Task prompt: Set the listing down again in full, word for word, with the pictures left out.

Listing:
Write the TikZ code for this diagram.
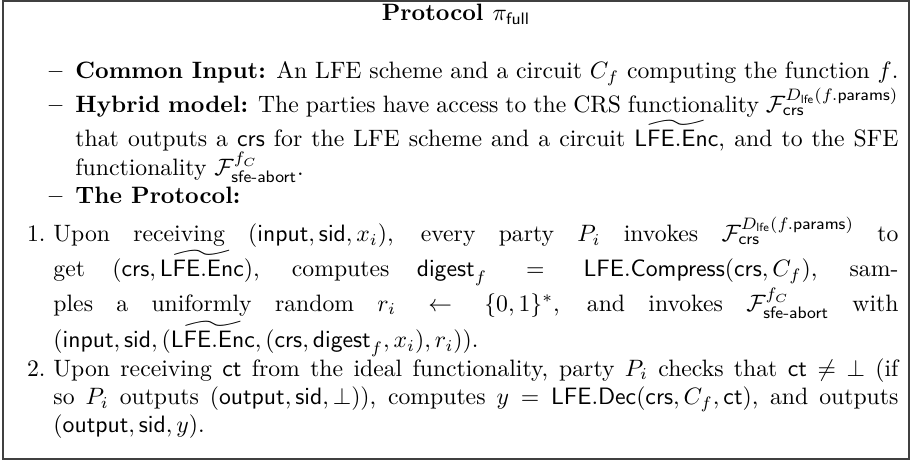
\documentclass[tikz,border=0pt]{standalone}
\usepackage{amsmath,amssymb}
\usepackage{enumitem}
\newdimen\pxu \pxu=0.422pt
\tikzset{
  frameline/.style={draw=black!75, line width=0.7pt},
  titletext/.style={inner sep=0pt, font=\bfseries, anchor=base},
  bodytext/.style={inner sep=0pt, text width=878\pxu, align=justify, anchor=north west}
}
\newcommand{\Fcrs}{\mathcal{F}_{\mathsf{crs}}^{D_{\mathsf{lfe}}(f.\mathsf{params})}}
\newcommand{\Fsfe}{\mathcal{F}^{f_C}_{\textsf{sfe-abort}}}
\newcommand{\encT}{\widetilde{\mathsf{LFE}.\mathsf{Enc}}}
\begin{document}
\begin{tikzpicture}[x=\pxu, y=-\pxu]
  \useasboundingbox (0,0) rectangle (912,461);
  % Frame
  \draw[frameline] (3,1) rectangle (909,459);
  % Title
  \node[titletext] (title) at (456,21) {Protocol $\pi_{\mathsf{full}}$};
  % Body
  \node[bodytext] (body) at (20,50) {%
    \begin{itemize}[leftmargin=55\pxu, labelsep=13\pxu, label=\textbf{--}, topsep=0pt, itemsep=0pt, parsep=0pt, partopsep=0pt]
      \item \textbf{Common Input:} An LFE scheme and a circuit $C_f$ computing the function $f$.
      \item \textbf{Hybrid model:} The parties have access to the CRS functionality $\Fcrs$ that outputs a $\mathsf{crs}$ for the LFE scheme and a circuit $\encT$, and to the SFE functionality $\Fsfe$.
      \item \textbf{The Protocol:}
    \end{itemize}
    \begin{enumerate}[leftmargin=33\pxu, labelsep=8\pxu, topsep=4pt, itemsep=0pt, parsep=0pt, partopsep=0pt]
      \item Upon receiving $(\mathsf{input},\mathsf{sid},x_i)$, every party $P_i$ invokes $\Fcrs$ to get $(\mathsf{crs},\encT)$, computes $\mathsf{digest}_f = \mathsf{LFE}.\mathsf{Compress}(\mathsf{crs},C_f)$, samples a uniformly random $r_i \leftarrow \{0,1\}^*$, and invokes $\Fsfe$ with $(\mathsf{input},\mathsf{sid},(\encT,(\mathsf{crs},\mathsf{digest}_f,x_i),r_i))$.
      \item Upon receiving $\mathsf{ct}$ from the ideal functionality, party $P_i$ checks that $\mathsf{ct}\neq\bot$ (if so $P_i$ outputs $(\mathsf{output},\mathsf{sid},\bot)$), computes $y=\mathsf{LFE}.\mathsf{Dec}(\mathsf{crs},C_f,\mathsf{ct})$, and outputs $(\mathsf{output},\mathsf{sid},y)$.
    \end{enumerate}%
  };
\end{tikzpicture}
\end{document}
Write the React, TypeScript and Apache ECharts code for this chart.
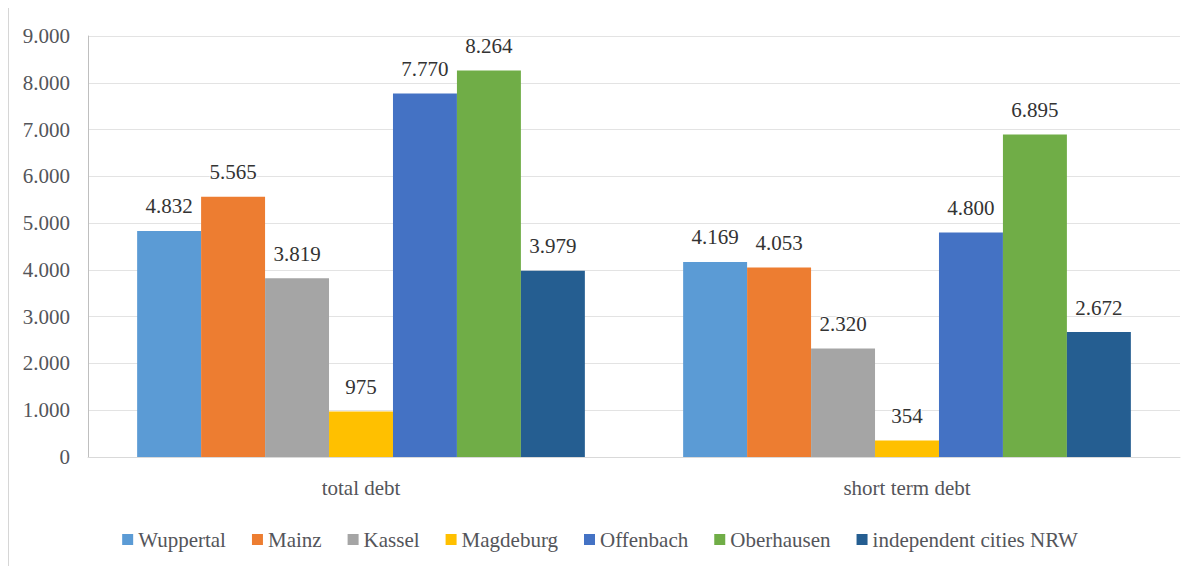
import React, { useEffect, useRef } from "react";
import * as echarts from "echarts";

const categories = ["total debt", "short term debt"];
const seriesNames = [
  "Wuppertal",
  "Mainz",
  "Kassel",
  "Magdeburg",
  "Offenbach",
  "Oberhausen",
  "independent cities NRW",
];
const wuppertal = [4832, 4169];
const mainz = [5565, 4053];
const kassel = [3819, 2320];
const magdeburg = [975, 354];
const offenbach = [7770, 4800];
const oberhausen = [8264, 6895];
const nrw = [3979, 2672];
const colors = ["#5B9BD5", "#ED7D31", "#A5A5A5", "#FFC000", "#4472C4", "#70AD47", "#255E91"];

const fmt = (v: number) => {
  const s = Math.round(v).toString();
  return s.replace(/\B(?=(\d{3})+(?!\d))/g, ".");
};

export default function App() {
  const ref = useRef<HTMLDivElement>(null);
  useEffect(() => {
    if (!ref.current) return;
    const chart = echarts.init(ref.current, undefined, { renderer: "svg" });
    const values = [wuppertal, mainz, kassel, magdeburg, offenbach, oberhausen, nrw];
    chart.setOption({
      animation: false,
      grid: { left: 88, right: 20, top: 36, bottom: 117 },
      legend: {
        bottom: 19,
        left: "center",
        icon: "rect",
        itemWidth: 11,
        itemHeight: 11,
        itemGap: 26,
        textStyle: { fontFamily: "Liberation Serif", fontSize: 21 },
      },
      xAxis: {
        type: "category",
        data: categories,
        axisLine: { lineStyle: { color: "#D9D9D9" } },
        axisTick: { show: false },
        axisLabel: { fontFamily: "Liberation Serif", fontSize: 21, margin: 20 },
      },
      yAxis: {
        type: "value",
        min: 0,
        max: 9000,
        interval: 1000,
        axisLine: { show: true, lineStyle: { color: "#BFBFBF" } },
        axisTick: { show: false },
        splitLine: { lineStyle: { color: "#E3E3E3" } },
        axisLabel: {
          fontFamily: "Liberation Serif",
          fontSize: 21,
          margin: 18,
          formatter: (v: number) => fmt(v),
        },
      },
      series: seriesNames.map((name, i) => ({
        name,
        type: "bar",
        data: values[i],
        itemStyle: { color: colors[i] },
        barGap: "0%",
        barCategoryGap: "18%",
        label: {
          show: true,
          position: "top",
          distance: 14,
          fontFamily: "Liberation Serif",
          fontSize: 21,
          formatter: (p: any) => fmt(p.value),
        },
      })),
    });
    return () => chart.dispose();
  }, []);
  return (
    <div style={{ position: "relative", width: 1200, height: 574, margin: -8 }}>
      <div
        style={{
          position: "absolute",
          left: 8,
          top: 7,
          width: 1200,
          height: 564,
          border: "1px solid #D6D6D6",
          boxSizing: "border-box",
        }}
      />
      <div ref={ref} style={{ position: "absolute", left: 0, top: 0, width: 1200, height: 574 }} />
    </div>
  );
}
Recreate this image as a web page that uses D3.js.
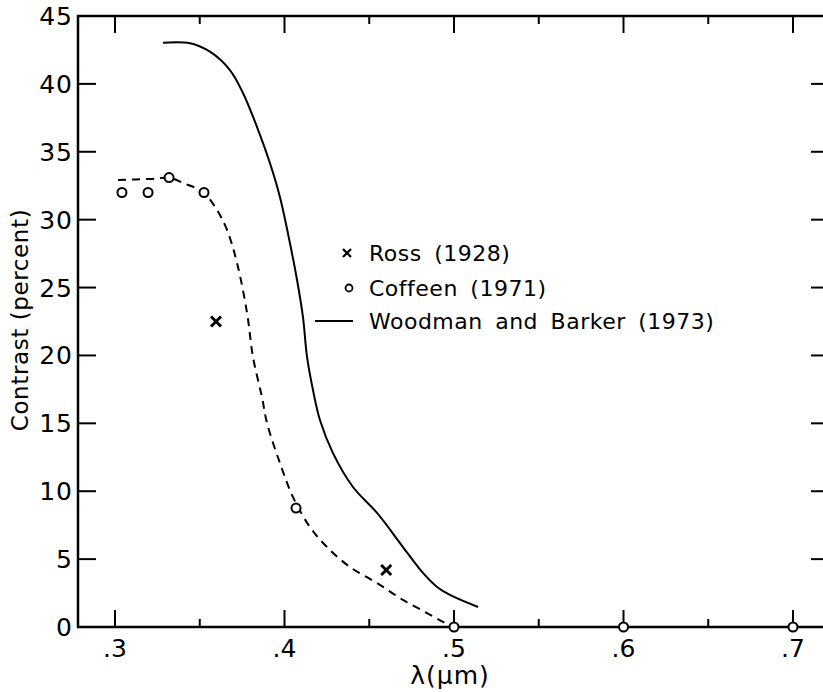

Complete response:
Write the TikZ code for this diagram.
\documentclass[tikz,border=0pt]{standalone}
\usepackage{amsmath,amssymb}
\usepackage{enumitem}
\newdimen\pxu \pxu=0.422pt
\tikzset{
  frameline/.style={draw=black!75, line width=0.7pt},
  titletext/.style={inner sep=0pt, font=\bfseries, anchor=base},
  bodytext/.style={inner sep=0pt, text width=878\pxu, align=justify, anchor=north west}
}
\newcommand{\Fcrs}{\mathcal{F}_{\mathsf{crs}}^{D_{\mathsf{lfe}}(f.\mathsf{params})}}
\newcommand{\Fsfe}{\mathcal{F}^{f_C}_{\textsf{sfe-abort}}}
\newcommand{\encT}{\widetilde{\mathsf{LFE}.\mathsf{Enc}}}
\begin{document}
\begin{tikzpicture}[x=\pxu, y=-\pxu]
  \useasboundingbox (0,0) rectangle (912,461);
  % Frame
  \draw[frameline] (3,1) rectangle (909,459);
  % Title
  \node[titletext] (title) at (456,21) {Protocol $\pi_{\mathsf{full}}$};
  % Body
  \node[bodytext] (body) at (20,50) {%
    \begin{itemize}[leftmargin=55\pxu, labelsep=13\pxu, label=\textbf{--}, topsep=0pt, itemsep=0pt, parsep=0pt, partopsep=0pt]
      \item \textbf{Common Input:} An LFE scheme and a circuit $C_f$ computing the function $f$.
      \item \textbf{Hybrid model:} The parties have access to the CRS functionality $\Fcrs$ that outputs a $\mathsf{crs}$ for the LFE scheme and a circuit $\encT$, and to the SFE functionality $\Fsfe$.
      \item \textbf{The Protocol:}
    \end{itemize}
    \begin{enumerate}[leftmargin=33\pxu, labelsep=8\pxu, topsep=4pt, itemsep=0pt, parsep=0pt, partopsep=0pt]
      \item Upon receiving $(\mathsf{input},\mathsf{sid},x_i)$, every party $P_i$ invokes $\Fcrs$ to get $(\mathsf{crs},\encT)$, computes $\mathsf{digest}_f = \mathsf{LFE}.\mathsf{Compress}(\mathsf{crs},C_f)$, samples a uniformly random $r_i \leftarrow \{0,1\}^*$, and invokes $\Fsfe$ with $(\mathsf{input},\mathsf{sid},(\encT,(\mathsf{crs},\mathsf{digest}_f,x_i),r_i))$.
      \item Upon receiving $\mathsf{ct}$ from the ideal functionality, party $P_i$ checks that $\mathsf{ct}\neq\bot$ (if so $P_i$ outputs $(\mathsf{output},\mathsf{sid},\bot)$), computes $y=\mathsf{LFE}.\mathsf{Dec}(\mathsf{crs},C_f,\mathsf{ct})$, and outputs $(\mathsf{output},\mathsf{sid},y)$.
    \end{enumerate}%
  };
\end{tikzpicture}
\end{document}
Write the React, TypeScript and Apache ECharts code for this chart.
import React, { useEffect, useRef } from "react";
import * as echarts from "echarts";

const categories = ["total debt", "short term debt"];
const seriesNames = [
  "Wuppertal",
  "Mainz",
  "Kassel",
  "Magdeburg",
  "Offenbach",
  "Oberhausen",
  "independent cities NRW",
];
const wuppertal = [4832, 4169];
const mainz = [5565, 4053];
const kassel = [3819, 2320];
const magdeburg = [975, 354];
const offenbach = [7770, 4800];
const oberhausen = [8264, 6895];
const nrw = [3979, 2672];
const colors = ["#5B9BD5", "#ED7D31", "#A5A5A5", "#FFC000", "#4472C4", "#70AD47", "#255E91"];

const fmt = (v: number) => {
  const s = Math.round(v).toString();
  return s.replace(/\B(?=(\d{3})+(?!\d))/g, ".");
};

export default function App() {
  const ref = useRef<HTMLDivElement>(null);
  useEffect(() => {
    if (!ref.current) return;
    const chart = echarts.init(ref.current, undefined, { renderer: "svg" });
    const values = [wuppertal, mainz, kassel, magdeburg, offenbach, oberhausen, nrw];
    chart.setOption({
      animation: false,
      grid: { left: 88, right: 20, top: 36, bottom: 117 },
      legend: {
        bottom: 19,
        left: "center",
        icon: "rect",
        itemWidth: 11,
        itemHeight: 11,
        itemGap: 26,
        textStyle: { fontFamily: "Liberation Serif", fontSize: 21 },
      },
      xAxis: {
        type: "category",
        data: categories,
        axisLine: { lineStyle: { color: "#D9D9D9" } },
        axisTick: { show: false },
        axisLabel: { fontFamily: "Liberation Serif", fontSize: 21, margin: 20 },
      },
      yAxis: {
        type: "value",
        min: 0,
        max: 9000,
        interval: 1000,
        axisLine: { show: true, lineStyle: { color: "#BFBFBF" } },
        axisTick: { show: false },
        splitLine: { lineStyle: { color: "#E3E3E3" } },
        axisLabel: {
          fontFamily: "Liberation Serif",
          fontSize: 21,
          margin: 18,
          formatter: (v: number) => fmt(v),
        },
      },
      series: seriesNames.map((name, i) => ({
        name,
        type: "bar",
        data: values[i],
        itemStyle: { color: colors[i] },
        barGap: "0%",
        barCategoryGap: "18%",
        label: {
          show: true,
          position: "top",
          distance: 14,
          fontFamily: "Liberation Serif",
          fontSize: 21,
          formatter: (p: any) => fmt(p.value),
        },
      })),
    });
    return () => chart.dispose();
  }, []);
  return (
    <div style={{ position: "relative", width: 1200, height: 574, margin: -8 }}>
      <div
        style={{
          position: "absolute",
          left: 8,
          top: 7,
          width: 1200,
          height: 564,
          border: "1px solid #D6D6D6",
          boxSizing: "border-box",
        }}
      />
      <div ref={ref} style={{ position: "absolute", left: 0, top: 0, width: 1200, height: 574 }} />
    </div>
  );
}
Recreate this image as a web page that uses D3.js.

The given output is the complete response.